Beck and Woods do not ignore the horror side of the film either. As said, Heretic is an Imprisonment Thriller – at which Beck and Woods do a very good job of drawing out the fear that the two girls feel even before they enter the cellar. There is great suspense in the scenes where the girls are imprisoned in the cellar and Topher Grace comes to the door and the girls try to take the opportunity to escape – just as the prophet starts to stir behind them. There is the abrupt killing of one of the characters that holds a considerable surprise jolt.

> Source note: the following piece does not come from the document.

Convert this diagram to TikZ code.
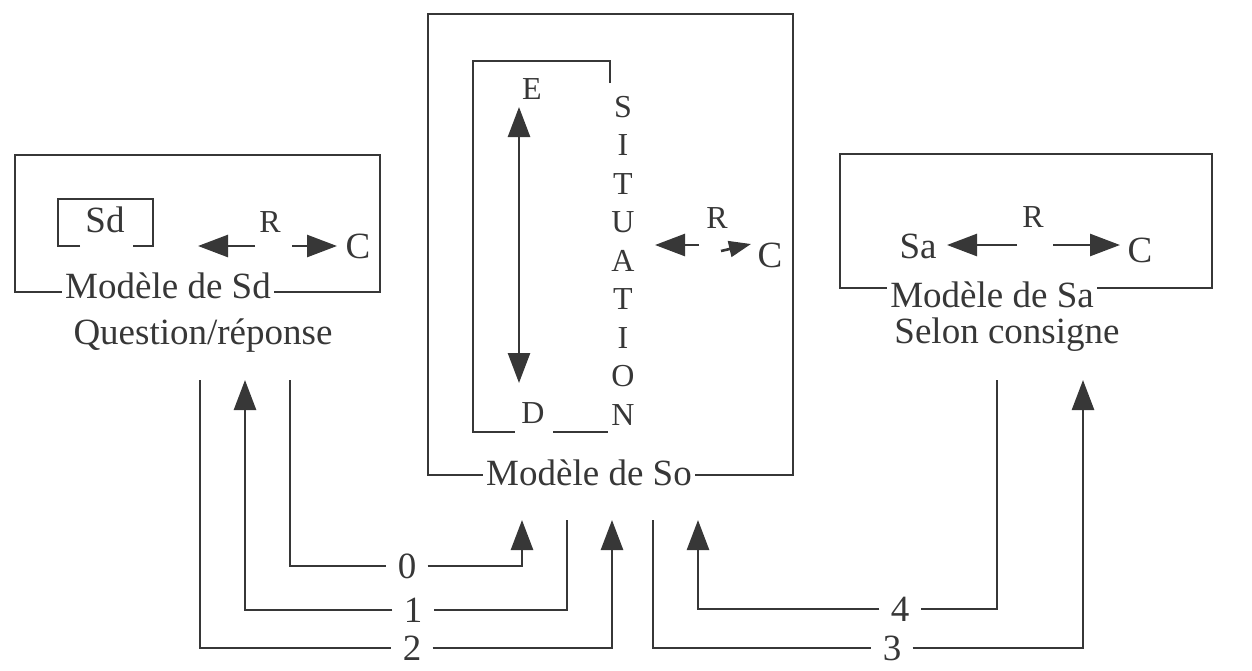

Hugh Grant came to fame in the 1990s playing a series of nerdy, romantic comedy roles in films like Notting Hill (1999), Bridget Jones’ Diary (2001), Two Weeks Notice (2002), Love Actually (2003) and Music and Lyrics (2007). As he enters his fifties and by this point, his sixties, Grant has become an altogether more interesting actor, playing highly entertaining throwaway roles in films like Operation Fortune: Ruse de Guerre (2023) and Wonka (2023). Here Grant has a considerable creep factor, something he has never done before, while playing to the gallery in the various remonstrations he gives to the girls. The two girls are less known – Sophie Thatcher is a regular as one of the teens in tv’s Yellowjackets (2021- ) and the Beck-Woods scripted The Boogeyman, Chloe East was the Christian girlfriend in The Fabelmans (2022) – but both give standout performances.
(Winner in this site’s Top 10 Films of 2024 list. Winner for Best Original Screenplay and Best Actor (Hugh Grant). Nominee for Best Actress (Sophie Thatcher) and Best Supporting Actress (Chloe East) at this site’s Best of 2024 Awards).